# Super 8MM\16MM Cameras



## Abc (Jul 5, 2010)

Hello,

I am looking for model suggestions for Super 8MM or 16MM Cameras with specific qualities:
single frame shooting, reflex viewing and focusing.

Thanks for any help.


----------



## compur (Jul 5, 2010)

There are lots of them.

For example. Canon made a number of reflex Super 8 models.  You can find
descriptions of some of them here:
SUPER 8 cameras, ASA settings with new filmstock | what is the best super-8 camera?

Canon made a zillion of these S8 cameras so they are relatively easy to find 
at good prices. 

One of the most popular reflex 16mm movie camera is the Bolex H-16 but 
there are others, some quite pricey like the Arriflex 16 models.


----------



## Abc (Jul 5, 2010)

1. any bell and howels that fit?
2. should i go with 16mm or super 8mm for shooting animation at home? 
Thanks.


----------



## compur (Jul 5, 2010)

Abc said:


> 1. any bell and howels that fit?
> 2. should i go with 16mm or super 8mm for shooting animation at home?
> Thanks.



I'm not sure about B&H cameras.  You'd have to search around to find info
on them.

Super 8 is much more practical than 16mm for home use unless you have lots 
of money. 16mm movie film is quite expensive to purchase and process.


----------



## Dwig (Jul 5, 2010)

I'd recommend researching what batteries a particular model requires to make sure that they are still available.

If you go with a Canon S8 model I would avoid the 814 and 1014, opting for the newer 814XL or either the 1014XL or 1014XL-S. The latter models use one a set of AA batteries to power all functions including the meter.
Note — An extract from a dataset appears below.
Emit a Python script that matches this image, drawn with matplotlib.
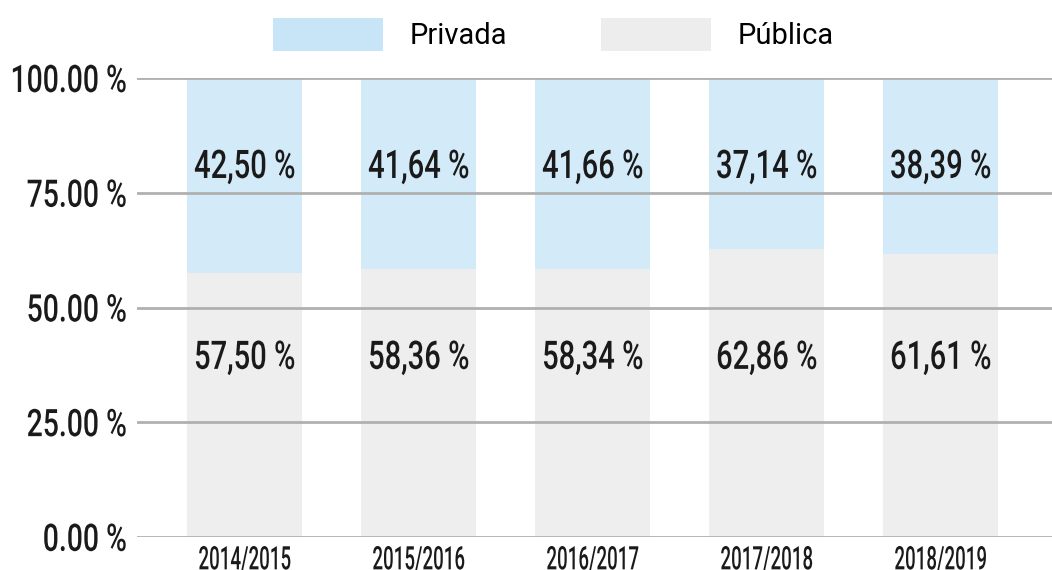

The earlier models (sans "XL" designation) also require an unavailable mercury battery. All of the XL models power the meter from the AA batteries, including the 514XL. 

BTW, the Canon 814XL or one of the 1014XL models would be a great choice. Somewhat rarer but still good choices would be the Nikon R8 and R10.


----------



## Abc (Jul 6, 2010)

I am checkung about film prices for both formats.
I have found some super 8mm bell and howells on ebay, but there is no technical info. Models: 1218, 134, 2144XL, 2123XL, 1240, T30XL.

SUPER 8 MM MOVIE CAMERA - BELL AND HOWELL on eBay (end time 07-Jul-10 10:08:08 BST)
That is one of them.

BTW, i prefer equipment that will give a picture that is less crisp and more vintage and old.

Thanks.


----------